SEOUL, South Korea — North Korea called South Korea’s president “a parrot raised by America” Tuesday, resuming its trademark derisive rhetoric against its rivals amid renewed animosities on the Korean Peninsula.
Kim Yo Jong, the powerful sister of North Korean leader Kim Jong Un, issued the latest verbal salvo after South Korean President Moon Jae-in criticized the North’s ballistic missile launches last week.

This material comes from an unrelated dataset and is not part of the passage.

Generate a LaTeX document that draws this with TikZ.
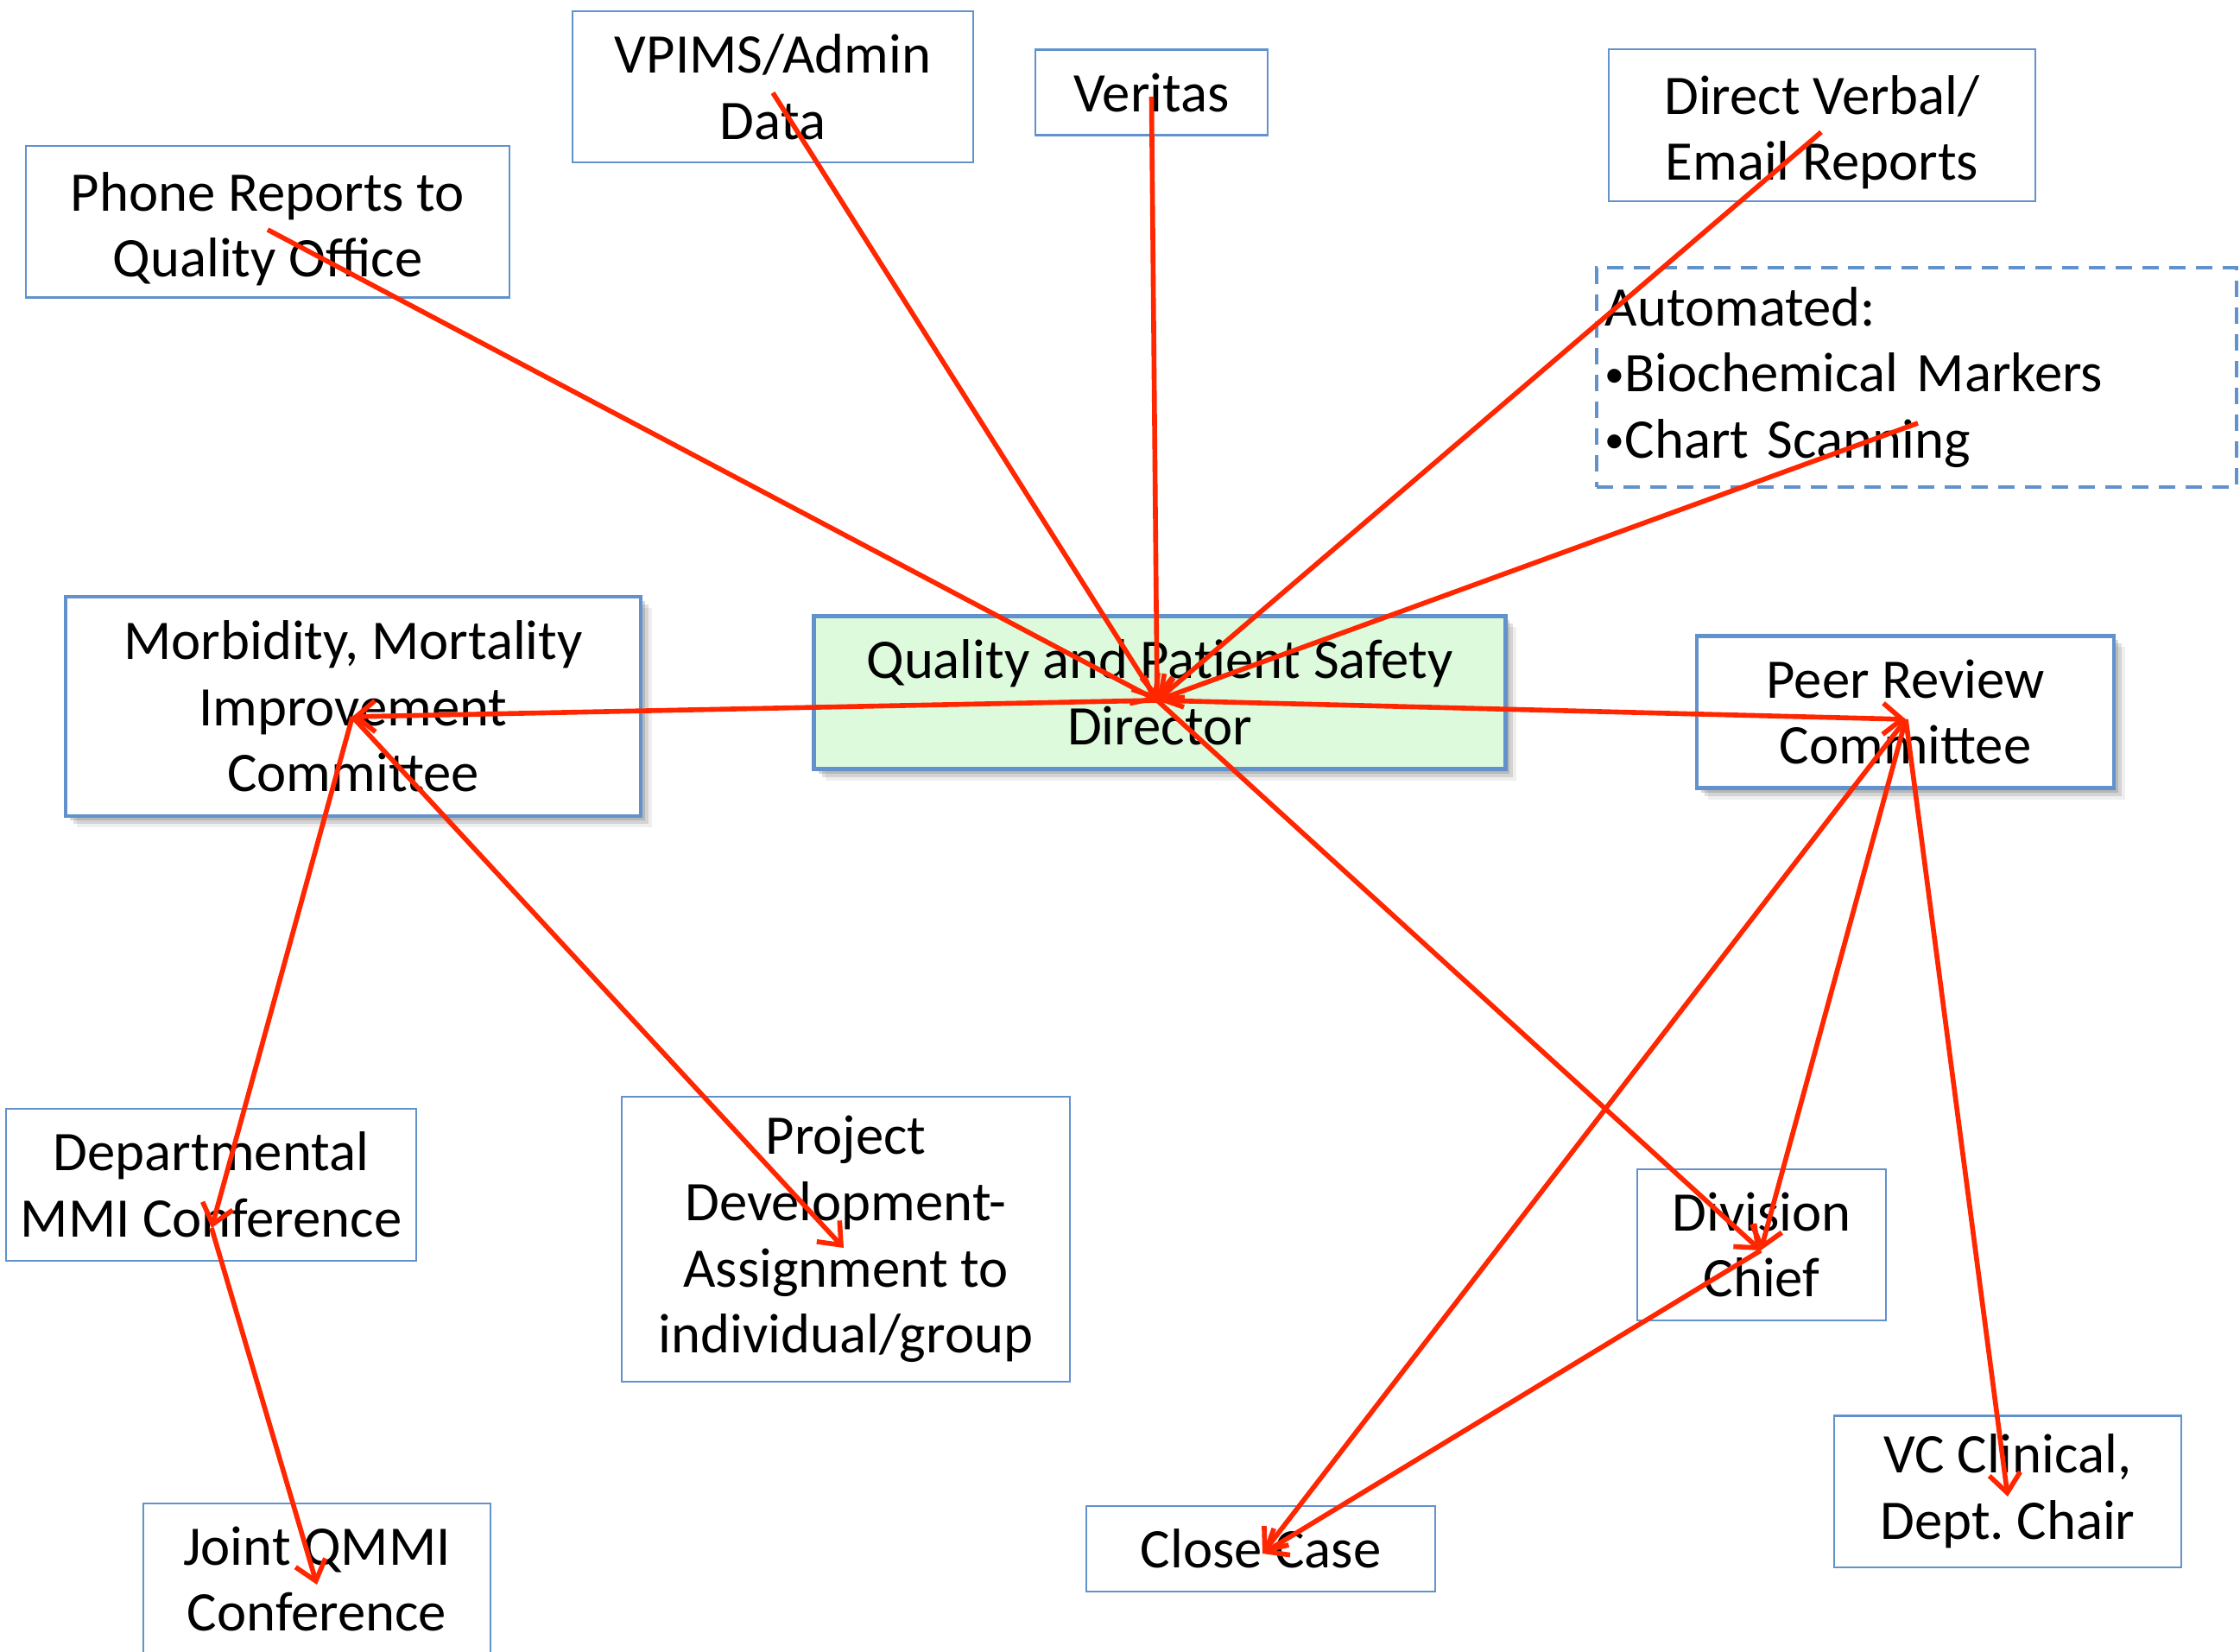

She said Moon’s “illogical and brazen-faced” comments echoed the U.S. stance.
“We can hardly repress astonishment at his shamelessness,” Kim Yo Jong said in a statement carried by the North’s state media. “He cannot feel sorry for being ‘praised’ as a parrot raised by America.”
The United States, South Korea and the United Nations all condemned the North’s missile launches, the first of their kind in a year, as a violation of U.N. Security Council resolutions.
On Saturday, Ri Pyong Chol, a top deputy to Kim Jong Un, called President Joe Biden’s criticism of the North’s missile tests a provocation and encroachment on the North’s right to self-defense. Ri said it was “gangster-like logic” for Washington to criticize the North’s launches while the U.S. freely tested intercontinental ballistic missiles.
North Korea has a history of using colorfully harsh insults against rivals.
Before entering now-stalled nuclear talks with the United States in 2018, Kim Jong Un called then President Donald Trump “the mentally deranged U.S. dotard” after Trump called him a “little rocket man.”
In 2019, North Korea called Biden, then a presidential hopeful, a “rabid dog” and a “fool of low IQ” when it criticized his comments about its leadership.
Some experts say North Korea’s recent missile launches and tough language are meant to increase pressure on the Biden administration as it’s shaping its policy on North Korea. They say North Korea eventually wants the United States to relax sanctions on the North while accepting it as a nuclear weapons state.